RICHMOND, Va. - Two Maryland attorneys who Chevron says participated in the extortionate scheme against it in Ecuador were properly denied privilege, the 4th Circuit ruled.

The dispute is one of many in the labyrinthine litigation stemming massive oil contamination of the Amazon. As part of its attempt to show that a multibillion-dollar verdict entered against Chevron in Lago Agrio was procured by fraud and corruption, engineered by attorney Steven Donziger, the oil giant has initiated discovery actions across the United States.

In the case at hand, Chevron set its sights on Maryland-based attorneys Aaron and Daria Page. As summarized Wednesday by the 4th Circuit, Chevron said the Pages "developed certain extortion strategies meant to pressure Chevron into settling, such as instigating a bogus Securities and Exchange Commission investigation, accusing Chevron of committing genocide, and claiming that Chevron violated the Foreign Corrupt Practices Act."

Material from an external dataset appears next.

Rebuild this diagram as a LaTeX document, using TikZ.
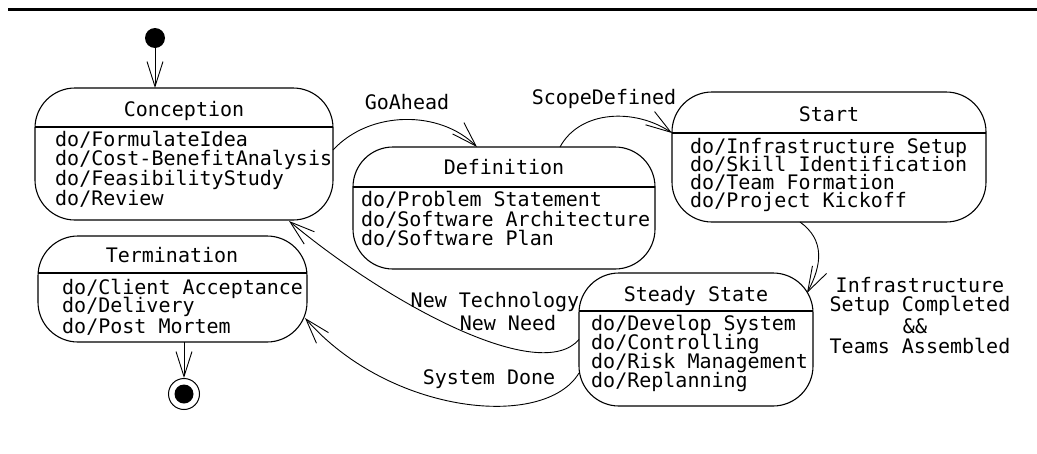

"The Pages also allegedly contrived an entirely unsubstantiated damages estimate," the 39-page ruling continues. "And most importantly, the Pages are said to have written (or at least helped to write) 'the Draft Alegato' and 'the Fusion Memo,' two internal documents that were then partially incorporated verbatim into the Ecuadorian court's final judgment."

A federal judge in Greenbelt granted Chevron's subpoenas of the Pages, rejecting their arguments that the sought-after documents were privileged.

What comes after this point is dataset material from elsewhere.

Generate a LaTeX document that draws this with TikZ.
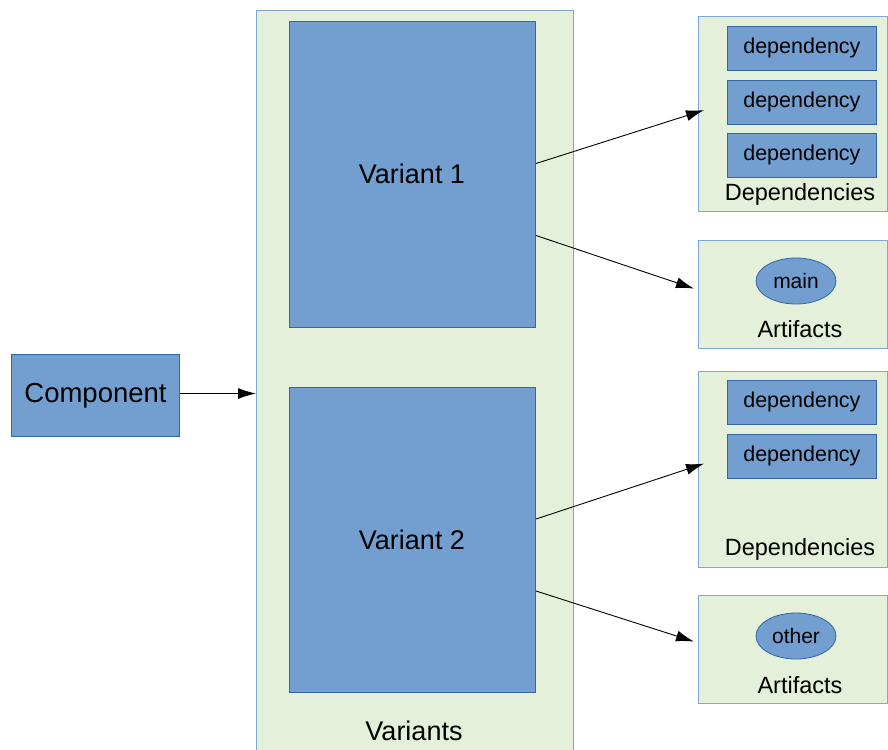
\documentclass[tikz,border=0pt]{standalone}
\usepackage{fontspec}
\setmainfont{Liberation Sans}
\usetikzlibrary{arrows.meta,shapes.geometric}
\definecolor{boxblue}{HTML}{729FCF}
\definecolor{boxedge}{HTML}{3465A4}
\definecolor{panelgreen}{HTML}{E4F0D9}
\definecolor{paneledge}{HTML}{7FA6D6}
\tikzset{
  panel/.style={draw=paneledge, fill=panelgreen, line width=1.2pt, anchor=north west, inner sep=0pt},
  bluebox/.style={draw=boxedge, fill=boxblue, line width=1pt, anchor=north west, inner sep=0pt, font=\fontsize{27.5}{31}\selectfont},
  depbox/.style={draw=boxedge, fill=boxblue, line width=0.8pt, anchor=north west, inner sep=0pt,
    minimum width=149pt, minimum height=44pt, font=\fontsize{21.5}{25}\selectfont},
  artoval/.style={ellipse, draw=boxedge, fill=boxblue, line width=0.8pt, inner sep=0pt,
    minimum width=80pt, minimum height=46pt, font=\fontsize{21}{25}\selectfont},
  panellabel/.style={inner sep=0pt, font=\fontsize{23.5}{27}\selectfont},
  biglabel/.style={inner sep=0pt, font=\fontsize{27}{31}\selectfont},
  arr/.style={-{Latex[length=18pt,width=11pt]}, line width=0.9pt, black},
}
\begin{document}
\begin{tikzpicture}[x=1pt, y=-1pt]
\useasboundingbox (0,0) rectangle (888,749);

% Variants container and its two variants
\node[panel, minimum width=317pt, minimum height=745pt] (variants) at (256,10) {};
\node[biglabel] (variantslbl) at (414,731) {Variants};
\node[bluebox, minimum width=246pt, minimum height=306pt] (v1) at (289,21) {};
\node[biglabel] (v1lbl) at (412,174) {Variant 1};
\node[bluebox, minimum width=246pt, minimum height=305pt] (v2) at (289,387) {};
\node[biglabel] (v2lbl) at (412,540) {Variant 2};

% Component
\node[bluebox, minimum width=168pt, minimum height=82pt] (comp) at (11,354) {Component};

% Dependencies of variant 1
\node[panel, minimum width=189pt, minimum height=195pt] (deps1) at (698,16) {};
\node[depbox] (d11) at (727,26) {dependency};
\node[depbox] (d12) at (727,80) {dependency};
\node[depbox] (d13) at (727,133) {dependency};
\node[panellabel] (deps1lbl) at (800,194) {Dependencies};

% Artifacts of variant 1
\node[panel, minimum width=189pt, minimum height=108pt] (art1) at (698,240) {};
\node[artoval] (main) at (796,281) {main};
\node[panellabel] (art1lbl) at (800,329) {Artifacts};

% Dependencies of variant 2
\node[panel, minimum width=189pt, minimum height=196pt] (deps2) at (698,371) {};
\node[depbox] (d21) at (727,380) {dependency};
\node[depbox] (d22) at (727,434) {dependency};
\node[panellabel] (deps2lbl) at (800,549) {Dependencies};

% Artifacts of variant 2
\node[panel, minimum width=189pt, minimum height=108pt] (art2) at (698,595) {};
\node[artoval] (other) at (796,636) {other};
\node[panellabel] (art2lbl) at (800,685) {Artifacts};

% Connectors
\draw[arr] ([yshift=2pt]comp.east) -- ([yshift=2pt]comp.east -| variants.west);
\draw[arr] ([yshift=11pt]v1.east) -- ([xshift=6pt,yshift=4pt]deps1.west);
\draw[arr] ([yshift=-61pt]v1.east) -- ([xshift=-4pt,yshift=6pt]art1.west);
\draw[arr] ([yshift=21pt]v2.east) -- ([xshift=6pt,yshift=6pt]deps2.west);
\draw[arr] ([yshift=-51pt]v2.east) -- ([xshift=-4pt,yshift=8pt]art2.west);
\end{tikzpicture}
\end{document}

In affirming one of those decisions Wednesday, and dismissing a second appeal as moot, the 4th Circuit upheld the lower court's determination "that the crime-fraud exception applied because of [Aaron] Page's involvement in obtaining the allegedly fraudulent judgment in Ecuador. In addition, various voluntary disclosures ... defeated the privileges that Page asserted by effecting a subject-matter waiver. Having already found substantial and independent reason to affirm the District Court's order in the § 1782 proceeding, we do not address these other grounds and express no opinion on them."

The ruling referred to Aaron Page alone because Daria did not join the appeal at issue.

Hugo Camacho and Javier Piaguaje, two of the Ecuadorians who have been suing Chevron since 1993, joined the appellate challenge with Aaron Page.

Chevron's claims that Donziger violated federal anti-racketeering law hit the mark with U.S. District Judge Lewis Kaplan in Manhattan earlier this year. Donziger and his former Ecuadorean clients are appealing that ruling separately.